Resonant Brillouin scattering in CdS. II. Theory

Abstract

Numerical calculations are presented for the observable external scattering cross sections of resonant Brillouin scattering. The $A$ exciton in semiconducting CdS is taken as a concrete example with both the longitudinal-acoustic-phonon deformation potential and the transverse-acoustic-phonon piezoelectric potential scattering considered. Use is made of the factorization approximation for the external scattering cross section, and the internal cross section is formulated in detail quantum mechanically. Important factors contained in the scattering efficiency, exciton-polariton dispersion curves, scattered frequency, transmissivities (both from vacuum to medium and vice versa) with various additional boundary conditions, group and energy velocities, and exciton strength functions, are calculated separately, and are then combined to find the internal and the observable external scattering cross sections.

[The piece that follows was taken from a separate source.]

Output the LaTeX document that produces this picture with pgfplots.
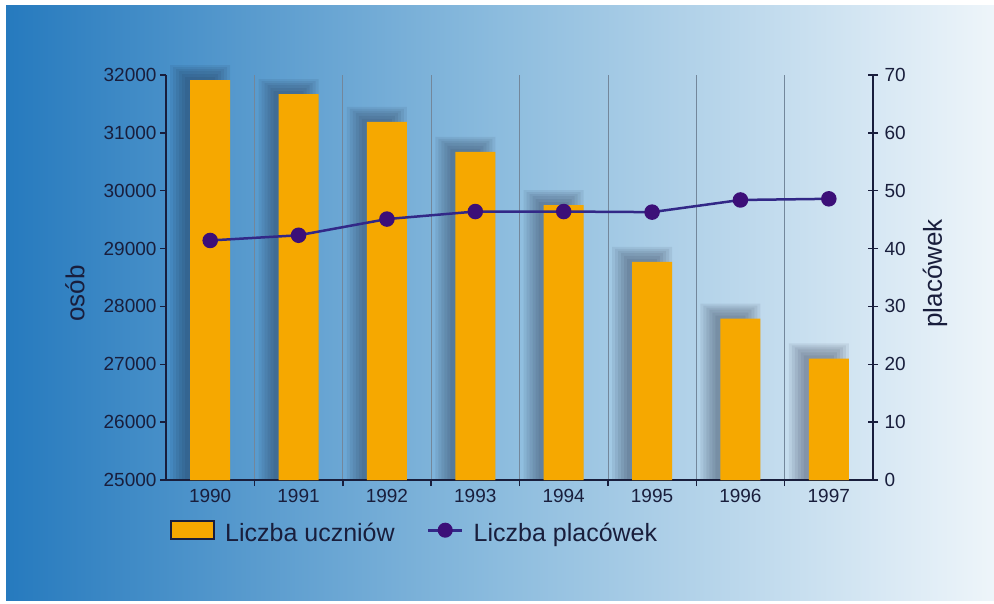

While the internal cross section shows a monotonic increase as a function of incident frequency ${\omega }_I$, with strong growth near the transverse exciton frequency ${\omega }_0$ the curves describing the external cross sections are found to have characteristic structures around ${\omega }_0$ and the longitudinal exciton frequency ${\omega }_L$ which depend strongly on the choice of additional boundary conditions. They are also shown to exhibit a drastic profile change when the exciton damping constant $\Gamma$ approaches a threshold value ${\Gamma }_c$. Polariton effects are expected only for $\Gamma <{\Gamma }_c$, and the usual exciton "resonance" effects which are qualitatively different from those of the polariton are shown to occur for $\Gamma \gtrsim {\Gamma }_c$. The suitability of resonant Brillouin scattering for experimentally determining the proper additional boundary condition as well as values of the parameters of the exciton and exciton-polariton is discussed.